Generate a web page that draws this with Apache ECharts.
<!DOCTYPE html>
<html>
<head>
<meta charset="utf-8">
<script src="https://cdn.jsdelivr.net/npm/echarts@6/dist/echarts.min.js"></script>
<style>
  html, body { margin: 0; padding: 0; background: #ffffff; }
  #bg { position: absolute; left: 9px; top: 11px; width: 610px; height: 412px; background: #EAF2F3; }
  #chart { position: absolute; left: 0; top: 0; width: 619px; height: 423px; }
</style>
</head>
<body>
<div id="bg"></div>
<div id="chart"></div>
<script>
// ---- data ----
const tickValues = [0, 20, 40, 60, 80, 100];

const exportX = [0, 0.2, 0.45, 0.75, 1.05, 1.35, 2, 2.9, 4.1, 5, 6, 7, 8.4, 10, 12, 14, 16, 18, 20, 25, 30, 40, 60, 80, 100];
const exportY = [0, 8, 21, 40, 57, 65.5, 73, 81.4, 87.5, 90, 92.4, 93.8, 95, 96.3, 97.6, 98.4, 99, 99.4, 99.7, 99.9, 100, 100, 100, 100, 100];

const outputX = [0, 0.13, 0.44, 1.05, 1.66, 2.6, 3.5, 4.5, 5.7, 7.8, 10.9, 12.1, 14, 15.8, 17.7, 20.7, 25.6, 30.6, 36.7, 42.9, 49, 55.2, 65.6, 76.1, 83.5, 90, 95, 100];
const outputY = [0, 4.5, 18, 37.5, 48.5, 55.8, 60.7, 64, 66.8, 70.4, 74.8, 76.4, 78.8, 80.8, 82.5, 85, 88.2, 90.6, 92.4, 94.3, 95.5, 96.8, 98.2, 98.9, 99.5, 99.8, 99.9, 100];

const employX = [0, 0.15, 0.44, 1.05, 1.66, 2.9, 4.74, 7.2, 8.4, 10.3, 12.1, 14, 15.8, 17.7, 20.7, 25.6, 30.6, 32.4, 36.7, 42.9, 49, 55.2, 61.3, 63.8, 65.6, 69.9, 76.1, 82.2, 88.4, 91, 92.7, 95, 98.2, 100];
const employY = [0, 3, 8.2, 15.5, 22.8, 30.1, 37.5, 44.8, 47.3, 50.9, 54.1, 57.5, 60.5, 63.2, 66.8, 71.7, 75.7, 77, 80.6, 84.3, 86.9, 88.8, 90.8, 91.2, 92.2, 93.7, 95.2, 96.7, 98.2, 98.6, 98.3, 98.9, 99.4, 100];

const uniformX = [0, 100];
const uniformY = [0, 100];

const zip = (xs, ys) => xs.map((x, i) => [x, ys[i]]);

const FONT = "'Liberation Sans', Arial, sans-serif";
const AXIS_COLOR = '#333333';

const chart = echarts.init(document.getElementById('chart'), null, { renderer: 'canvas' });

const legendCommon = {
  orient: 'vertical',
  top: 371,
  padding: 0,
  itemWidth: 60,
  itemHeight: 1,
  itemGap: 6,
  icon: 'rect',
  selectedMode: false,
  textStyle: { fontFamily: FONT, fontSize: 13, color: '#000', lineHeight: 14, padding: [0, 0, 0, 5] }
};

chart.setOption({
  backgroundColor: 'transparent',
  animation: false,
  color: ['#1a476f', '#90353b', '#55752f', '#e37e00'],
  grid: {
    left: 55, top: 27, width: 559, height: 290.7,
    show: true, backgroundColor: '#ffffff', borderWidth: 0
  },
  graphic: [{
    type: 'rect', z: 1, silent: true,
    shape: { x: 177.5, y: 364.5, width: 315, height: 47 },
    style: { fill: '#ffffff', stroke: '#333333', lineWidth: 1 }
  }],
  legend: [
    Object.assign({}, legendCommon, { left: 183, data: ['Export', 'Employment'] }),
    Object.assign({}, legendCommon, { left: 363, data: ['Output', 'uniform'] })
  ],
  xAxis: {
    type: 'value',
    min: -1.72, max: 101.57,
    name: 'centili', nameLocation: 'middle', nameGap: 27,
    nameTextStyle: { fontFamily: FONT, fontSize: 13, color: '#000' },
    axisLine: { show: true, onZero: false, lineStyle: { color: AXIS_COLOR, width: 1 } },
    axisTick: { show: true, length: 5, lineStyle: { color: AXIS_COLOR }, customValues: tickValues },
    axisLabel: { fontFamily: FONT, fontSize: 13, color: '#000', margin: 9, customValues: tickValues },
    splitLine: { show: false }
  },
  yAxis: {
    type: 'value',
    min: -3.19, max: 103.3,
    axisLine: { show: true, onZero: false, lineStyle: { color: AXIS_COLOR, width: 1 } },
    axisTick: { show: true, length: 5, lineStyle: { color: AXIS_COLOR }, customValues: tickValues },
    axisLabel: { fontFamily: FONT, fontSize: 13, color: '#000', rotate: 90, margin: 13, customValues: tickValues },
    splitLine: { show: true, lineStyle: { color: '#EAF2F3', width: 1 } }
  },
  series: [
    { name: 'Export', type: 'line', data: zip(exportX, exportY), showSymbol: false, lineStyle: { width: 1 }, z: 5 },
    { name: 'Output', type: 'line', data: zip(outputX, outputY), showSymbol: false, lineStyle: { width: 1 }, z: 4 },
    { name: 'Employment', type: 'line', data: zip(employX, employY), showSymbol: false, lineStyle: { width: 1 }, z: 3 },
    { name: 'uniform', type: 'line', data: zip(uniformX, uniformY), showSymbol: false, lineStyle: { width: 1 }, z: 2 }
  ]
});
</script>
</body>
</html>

■ Written task ■
Quote exactly the opening line of the material above and every line after it, up to and including the line that contains "const tickValues = [0, 20, 40, 60, 80, 100];".

■ Exercise solution ■
Generate a web page that draws this with Apache ECharts.
<!DOCTYPE html>
<html>
<head>
<meta charset="utf-8">
<script src="https://cdn.jsdelivr.net/npm/echarts@6/dist/echarts.min.js"></script>
<style>
  html, body { margin: 0; padding: 0; background: #ffffff; }
  #bg { position: absolute; left: 9px; top: 11px; width: 610px; height: 412px; background: #EAF2F3; }
  #chart { position: absolute; left: 0; top: 0; width: 619px; height: 423px; }
</style>
</head>
<body>
<div id="bg"></div>
<div id="chart"></div>
<script>
// ---- data ----
const tickValues = [0, 20, 40, 60, 80, 100];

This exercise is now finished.